Lower court proceedings. After a bench trial, the district court ruled that Section 551 applies on a rolling basis to any consecutive seven-day period, rather than by the workweek; Section 556 exempted Nordstrom from that requirement, because each plaintiff worked less than six hours on at least one day in the consecutive seven days of work; and even if the exemption did not apply, Nordstrom did not “cause” either plaintiff to work more than seven consecutive days, within the meaning of Section 552 because there was no coercion. Further, the court found that the plaintiffs waived their rights under Section 551 by accepting additional shifts when they were offered.

State high court answers certified questions. After the district court dismissed the action, the Ninth Circuit, in a prior decision, found that no clear controlling California precedent existed with respect to the district court’s holdings and certified three questions to the California Supreme Court. Answering the first question—whether the day of rest is calculated by the workweek or whether it applies on a rolling basis—the state high court responded: “A day of rest is guaranteed for each workweek. Periods of more than six consecutive days of work that stretch across more than one workweek are not per se prohibited.” In response to the second question, the court explained that “The exemption for employees working shifts of six hours or less applies only to those who never exceed six hours of work on any day of the workweek. If on any one day an employee works more than six hours, a day of rest must be provided during that workweek, subject to whatever other exceptions might apply.”

The third question asked “What does it mean for an employer to ‘cause’ an employee to go without a day of rest (§ 552): force, coerce, pressure, schedule, encourage, reward, permit, or something else?” In response, the court answered: “An employer causes its employee to go without a day of rest when it induces the employee to forgo rest to which he or she is entitled. An employer is not, however, forbidden from permitting or allowing an employee, fully apprised of the entitlement to rest, independently to choose not to take a day of rest.”

Right conclusion, wrong reasons. Based on the California Supreme Court’s responses to the certified questions, the Ninth Circuit found the district court answered the first two questions incorrectly. But because the stipulated facts showed that neither plaintiff worked more than six consecutive days in any one Nordstrom workweek, each of their individual claims under Sections 551 and 552 failed, said the appeals court, finding that the lower court reached the right conclusion but for the wrong reasons.

No new PAGA representative. And while the plaintiffs insisted that the appeals court remand the case to permit a new PAGA representative to “step forward” and continue litigating this dispute, the court pointed out that while PAGA permits a civil action by an aggrieved employee, an “aggrieved” status is not the only requirement to bringing a PAGA claim as there are also procedural requirements that must be met.
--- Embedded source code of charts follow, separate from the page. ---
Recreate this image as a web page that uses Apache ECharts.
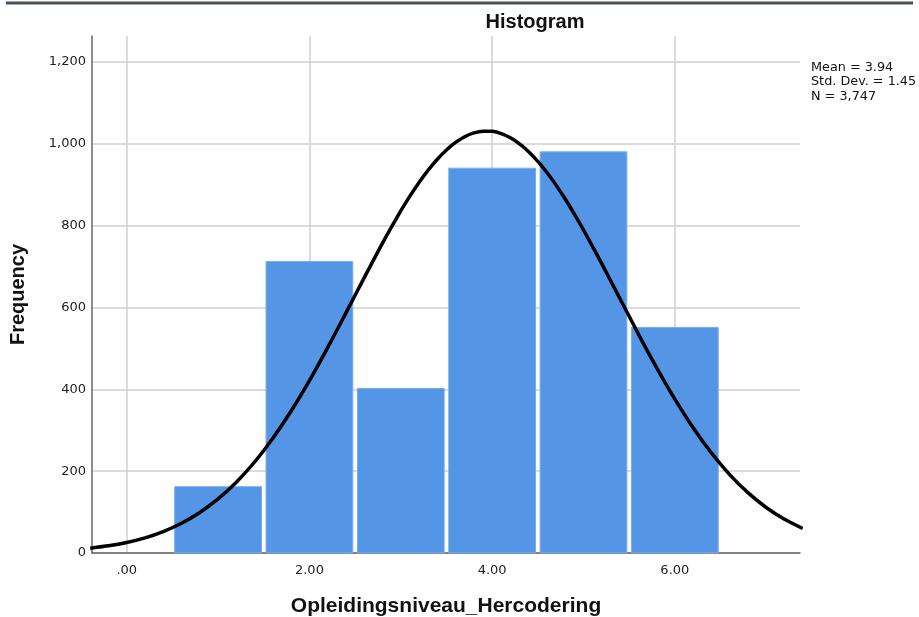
<!DOCTYPE html>
<html>
<head>
<meta charset="utf-8">
<script src="https://cdn.jsdelivr.net/npm/echarts@6/dist/echarts.min.js"></script>
<style>
html,body{margin:0;padding:0;background:#fff;}
#chart{width:919px;height:617px;}
</style>
</head>
<body>
<div id="chart"></div>
<script>
// Histogram bins
var binCenters = [1, 2, 3, 4, 5, 6];
var binCounts = [162, 712, 402, 940, 980, 551];

// Normal curve
var curveX = [-0.4, -0.2, 0, 0.2, 0.4, 0.6, 0.8, 1.0, 1.2, 1.4, 1.6, 1.8, 2.0, 2.2, 2.4, 2.6, 2.8, 3.0, 3.1, 3.2, 3.3, 3.4, 3.5, 3.6, 3.7, 3.8, 3.9, 4.0, 4.1, 4.2, 4.3, 4.4, 4.5, 4.6, 4.7, 4.8, 4.9, 5.0, 5.2, 5.4, 5.6, 5.8, 6.0, 6.2, 6.4, 6.6, 6.8, 7.0, 7.2, 7.4];
var curveY = [11.7, 17.5, 25.7, 37.0, 52.4, 72.6, 98.9, 132.0, 172.9, 222.3, 280.4, 347.0, 421.2, 501.8, 586.6, 672.7, 756.9, 835.6, 871.7, 905.1, 935.3, 962.0, 984.6, 1003.0, 1017.0, 1026.2, 1030.6, 1030.1, 1024.7, 1014.6, 999.7, 980.4, 956.9, 929.5, 898.7, 864.7, 828.0, 789.3, 706.8, 621.1, 535.4, 452.8, 375.8, 306.0, 244.5, 191.6, 147.4, 111.2, 82.3, 59.8];

// Tick labels
var xTickValues = [0, 2, 4, 6];
var xTickLabels = ['.00', '2.00', '4.00', '6.00'];
var yTickValues = [0, 200, 400, 600, 800, 1000, 1200];
var yTickLabels = ['0', '200', '400', '600', '800', '1,000', '1,200'];

var statLines = ['Mean = 3.94', 'Std. Dev. = 1.45', 'N = 3,747'];

var chart = echarts.init(document.getElementById('chart'));

var barData = binCenters.map(function (c, i) { return [c, binCounts[i]]; });
var lineData = curveX.map(function (x, i) { return [x, curveY[i]]; });

chart.setOption({
  animation: false,
  backgroundColor: '#ffffff',
  title: {
    text: 'Histogram',
    left: 530,
    top: 7,
    textAlign: 'center',
    textStyle: { fontFamily: 'Liberation Sans', fontWeight: 'bold', fontSize: 20, color: '#111' }
  },
  grid: { left: 92, right: 119, top: 36, bottom: 64, containLabel: false, outerBoundsMode: 'none' },
  xAxis: {
    type: 'value',
    min: -0.38,
    max: 7.37,
    name: 'Opleidingsniveau_Hercodering',
    nameLocation: 'middle',
    nameGap: 43,
    nameTextStyle: { fontFamily: 'Liberation Sans', fontWeight: 'bold', fontSize: 21, color: '#111' },
    axisLine: { show: true, onZero: false, lineStyle: { color: '#666', width: 1.5 } },
    axisTick: { show: false, customValues: xTickValues },
    axisLabel: {
      customValues: xTickValues,
      margin: 11,
      fontFamily: 'DejaVu Sans', fontSize: 13, color: '#222',
      formatter: function (v) { var i = xTickValues.indexOf(v); return i >= 0 ? xTickLabels[i] : ''; }
    },
    splitLine: { show: true, lineStyle: { color: '#cfcfcf', width: 1.5 } }
  },
  yAxis: {
    type: 'value',
    min: 0,
    max: 1263,
    name: 'Frequency',
    nameLocation: 'middle',
    nameGap: 64,
    nameTextStyle: { fontFamily: 'Liberation Sans', fontWeight: 'bold', fontSize: 20, color: '#111' },
    axisLine: { show: true, onZero: false, lineStyle: { color: '#666', width: 1.5 } },
    axisTick: { show: false, customValues: yTickValues },
    axisLabel: {
      customValues: yTickValues,
      margin: 6,
      fontFamily: 'DejaVu Sans', fontSize: 13, color: '#222',
      formatter: function (v) { var i = yTickValues.indexOf(v); return i >= 0 ? yTickLabels[i] : ''; }
    },
    splitLine: { show: true, lineStyle: { color: '#cfcfcf', width: 1.5 } }
  },
  series: [
    {
      type: 'custom',
      z: 2,
      data: barData,
      encode: { x: 0, y: 1 },
      renderItem: function (params, api) {
        var x = api.value(0), v = api.value(1);
        var p0 = api.coord([x - 0.5, v]);
        var p1 = api.coord([x + 0.5, 0]);
        return {
          type: 'rect',
          shape: { x: p0[0] + 2.3, y: p0[1], width: p1[0] - p0[0] - 4.6, height: p1[1] - p0[1] },
          style: { fill: '#5495E5', stroke: '#78acec', lineWidth: 1 }
        };
      }
    },
    {
      type: 'line',
      z: 5,
      data: lineData,
      smooth: 0.2,
      symbol: 'none',
      clip: true,
      lineStyle: { color: '#000', width: 3.5, join: 'round' }
    }
  ],
  graphic: [
    {
      type: 'line',
      shape: { x1: 6, y1: 3, x2: 913, y2: 3 },
      style: { stroke: '#45525c', lineWidth: 3 }
    },
    {
      type: 'text',
      left: 811,
      top: 60,
      style: {
        text: statLines.join('\n'),
        font: '12.8px "DejaVu Sans"',
        lineHeight: 14.5,
        fill: '#111'
      }
    }
  ]
});
</script>
</body>
</html>
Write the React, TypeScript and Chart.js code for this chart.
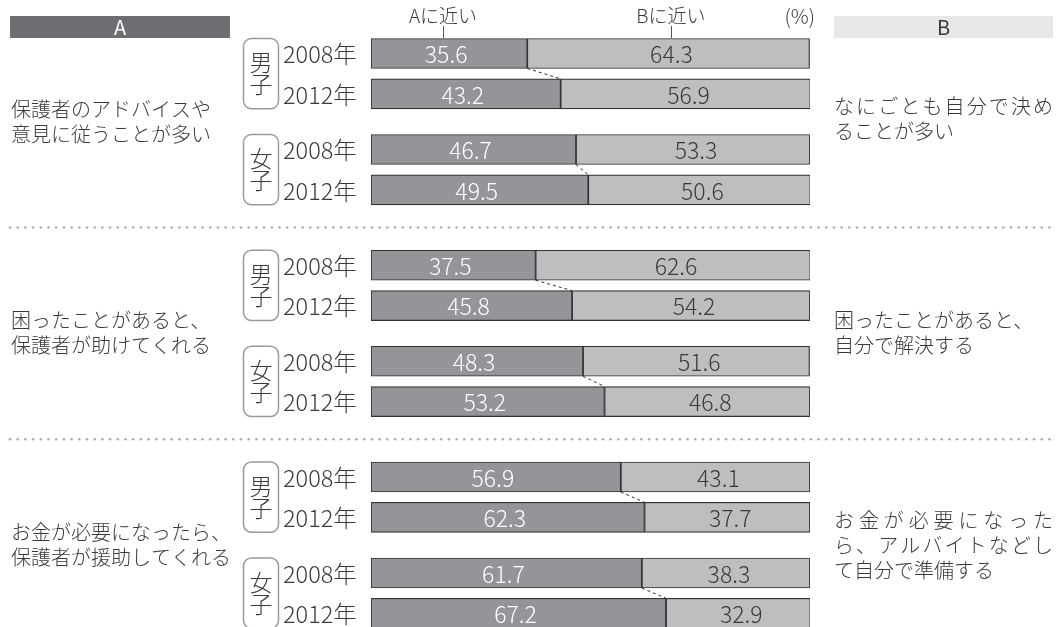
import React, { useEffect, useRef } from 'react';
import { Chart, registerables } from 'chart.js';

Chart.register(...registerables);

// ---- data ----
const headerA = 'A';
const headerB = 'B';
const nearA = 'Aに近い';
const nearB = 'Bに近い';
const unitLabel = '(%)';
const genders = ['男子', '女子'];
const years = ['2008年', '2012年'];
const questionsA = [
  ['保護者のアドバイスや', '意見に従うことが多い'],
  ['困ったことがあると、', '保護者が助けてくれる'],
  ['お金が必要になったら、', '保護者が援助してくれる'],
];
const questionsB = [
  ['なにごとも自分で決め', 'ることが多い'],
  ['困ったことがあると、', '自分で解決する'],
  ['お金が必要になった', 'ら、アルバイトなどし', 'て自分で準備する'],
];
const justifyB = [
  [true, false],
  [false, false],
  [true, true, false],
];
// order: q1 男子2008, 男子2012, 女子2008, 女子2012, q2 ..., q3 ...
const valuesA = [35.6, 43.2, 46.7, 49.5, 37.5, 45.8, 48.3, 53.2, 56.9, 62.3, 61.7, 67.2];
const valuesB = [64.3, 56.9, 53.3, 50.6, 62.6, 54.2, 51.6, 46.8, 43.1, 37.7, 38.3, 32.9];

// ---- layout (in row units) ----
const PITCH = 40.3;
const GENDER_STEP = 96 / PITCH;
const GROUP_STEP = 211.75 / PITCH;
const FIRST_Y = 53.5;
const H = 627;
const rowPos: number[] = [];
for (let g = 0; g < 3; g++)
  for (let s = 0; s < 2; s++)
    for (let y = 0; y < 2; y++) rowPos.push(g * GROUP_STEP + s * GENDER_STEP + y);

const FONT = "'Noto Sans CJK JP', 'Noto Sans', sans-serif";
const W = '300';
const TEXT = '#3a3a3a';
const DARK = '#939598';
const LIGHT = '#bcbec0';

const BAR_H = 30;

const decor = {
  id: 'decor',
  afterDraw(chart: any) {
    const ctx = chart.ctx as CanvasRenderingContext2D;
    const xs = chart.scales.x;
    const metaA = chart.getDatasetMeta(0);
    const metaB = chart.getDatasetMeta(1);
    const elA = metaA.data as any[];
    const elB = metaB.data as any[];
    ctx.save();

    // headers
    ctx.fillStyle = '#6d6e71';
    ctx.fillRect(10, 16, 220, 22);
    ctx.fillStyle = '#e6e7e8';
    ctx.fillRect(834, 16, 219, 22);
    ctx.textAlign = 'center';
    ctx.textBaseline = 'middle';
    ctx.font = `400 20px ${FONT}`;
    ctx.fillStyle = '#ffffff';
    ctx.fillText(headerA, 120, 27.5);
    ctx.fillStyle = TEXT;
    ctx.fillText(headerB, 943.5, 27.5);

    // top labels
    const xa = xs.getPixelForValue(16.4);
    const xb = xs.getPixelForValue(68.3);
    ctx.font = `${W} 19px ${FONT}`;
    ctx.fillStyle = TEXT;
    ctx.fillText(nearA, xa, 16);
    ctx.fillText(nearB, xb, 16);
    ctx.textAlign = 'right';
    ctx.font = `${W} 20px ${FONT}`;
    ctx.fillText(unitLabel, 815, 16);
    ctx.strokeStyle = '#555';
    ctx.lineWidth = 1;
    ctx.beginPath();
    ctx.moveTo(Math.round(xa) + 0.5, 26);
    ctx.lineTo(Math.round(xa) + 0.5, 38);
    ctx.moveTo(Math.round(xb) + 0.5, 26);
    ctx.lineTo(Math.round(xb) + 0.5, 38);
    ctx.stroke();

    // value labels
    ctx.textAlign = 'center';
    ctx.font = `${W} 23px ${FONT}`;
    for (let i = 0; i < elA.length; i++) {
      const a = elA[i];
      const b = elB[i];
      ctx.fillStyle = '#ffffff';
      ctx.fillText(valuesA[i].toFixed(1), (a.x + a.base) / 2 - 3, a.y + 1);
      ctx.fillStyle = TEXT;
      ctx.fillText(valuesB[i].toFixed(1), (b.x + b.base) / 2 + 3, b.y + 1);
    }

    // dashed connectors
    ctx.strokeStyle = '#333';
    ctx.lineWidth = 1;
    ctx.setLineDash([3, 3]);
    for (let k = 0; k < elA.length; k += 2) {
      const u = elA[k];
      const d = elA[k + 1];
      ctx.beginPath();
      ctx.moveTo(u.x, u.y + BAR_H / 2);
      ctx.lineTo(d.x, d.y - BAR_H / 2);
      ctx.stroke();
    }
    ctx.setLineDash([]);

    // year labels & gender brackets
    ctx.textAlign = 'left';
    ctx.fillStyle = TEXT;
    for (let k = 0; k < elA.length; k += 2) {
      const u = elA[k];
      const d = elA[k + 1];
      ctx.font = `${W} 23.5px ${FONT}`;
      ctx.fillText(years[0], 283, u.y + 1);
      ctx.fillText(years[1], 283, d.y + 1);
      const top = u.y - BAR_H / 2;
      const bot = d.y + BAR_H / 2;
      ctx.strokeStyle = '#9a9a9a';
      ctx.lineWidth = 1.5;
      ctx.beginPath();
      (ctx as any).roundRect(243.5, top, 35, bot - top, 8);
      ctx.stroke();
      const g = genders[(k / 2) % 2];
      const cy = (top + bot) / 2;
      ctx.textAlign = 'center';
      ctx.font = `${W} 23px ${FONT}`;
      ctx.fillText(g[0], 261, cy - 11);
      ctx.fillText(g[1], 261, cy + 11);
      ctx.textAlign = 'left';
    }

    // question texts & separators
    for (let g = 0; g < 3; g++) {
      const first = elA[g * 4];
      const last = elA[g * 4 + 3];
      const cy = (first.y + last.y) / 2;
      ctx.font = `${W} 20px ${FONT}`;
      ctx.fillStyle = TEXT;
      ctx.textAlign = 'left';
      const la = questionsA[g];
      la.forEach((line, i) => {
        ctx.fillText(line, 11, cy + (i - (la.length - 1) / 2) * 25);
      });
      const lb = questionsB[g];
      const shift = g === 0 ? -3 : 0;
      lb.forEach((line, i) => {
        const y = cy + shift + (i - (lb.length - 1) / 2) * 25;
        if (justifyB[g][i]) {
          const chars = Array.from(line);
          const x0 = 834;
          const x1 = 1053;
          const lastW = ctx.measureText(chars[chars.length - 1]).width;
          const step = (x1 - x0 - lastW) / (chars.length - 1);
          chars.forEach((c, j) => ctx.fillText(c, x0 + j * step, y));
        } else {
          ctx.fillText(line, 834, y);
        }
      });
      if (g < 2) {
        const next = elA[(g + 1) * 4];
        const sy = (last.y + BAR_H / 2 + next.y - BAR_H / 2) / 2;
        ctx.fillStyle = '#adadad';
        for (let x = 10; x <= 1054; x += 7.7) {
          ctx.beginPath();
          ctx.arc(x, sy, 1.3, 0, Math.PI * 2);
          ctx.fill();
        }
      }
    }
    ctx.restore();
  },
};

export default function App() {
  const ref = useRef<HTMLCanvasElement | null>(null);
  useEffect(() => {
    if (!ref.current) return;
    const yMin = -FIRST_Y / PITCH;
    const yMax = yMin + H / PITCH;
    const chart = new Chart(ref.current, {
      type: 'bar',
      data: {
        datasets: [
          {
            label: 'A',
            data: valuesA.map((v, i) => ({ x: v, y: rowPos[i] })),
            backgroundColor: DARK,
            borderColor: '#333',
            borderWidth: 1.2,
            borderSkipped: false,
            barThickness: BAR_H,
          },
          {
            label: 'B',
            data: valuesB.map((v, i) => ({ x: v, y: rowPos[i] })),
            backgroundColor: LIGHT,
            borderColor: '#333',
            borderWidth: 1.2,
            borderSkipped: false,
            barThickness: BAR_H,
          },
        ],
      } as any,
      options: {
        indexAxis: 'y',
        animation: false,
        responsive: false,
        events: [],
        layout: { padding: { left: 371, right: 251, top: 0, bottom: 0 } },
        plugins: { legend: { display: false }, tooltip: { enabled: false } },
        scales: {
          x: { type: 'linear', min: 0, max: 100, stacked: true, display: false, offset: false },
          y: { type: 'linear', min: yMin, max: yMax, reverse: true, stacked: true, display: false, offset: false },
        },
      } as any,
      plugins: [decor],
    });
    return () => chart.destroy();
  }, []);
  return (
    <div style={{ position: 'absolute', left: 0, top: 0, width: 1061, height: 627, background: '#fff' }}>
      <canvas ref={ref} width={1061} height={627} />
    </div>
  );
}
Thus, even if there were other aggrieved employees, they would have to exhaust their claims administratively before bringing their own PAGA action. And while the plaintiffs argued that district courts may permit substitution of class representatives in ordinary class action cases, this comparison was unavailing for at least two reasons. Not only is a PAGA suit fundamentally different than a class action, a district court’s discretion to permit substitutions or additions of parties is not a requirement that it do so, said the appeals court, pointing out that the district court here was under no such obligation.

Observing that the parties had ample opportunity to shape their theories of this case, the court found that “nothing in the district court’s order or this court’s opinion prevents a proper plaintiff from bringing a new action to vindicate his or her rights in the future. In the circumstances, the district court did not err by dismissing the case.”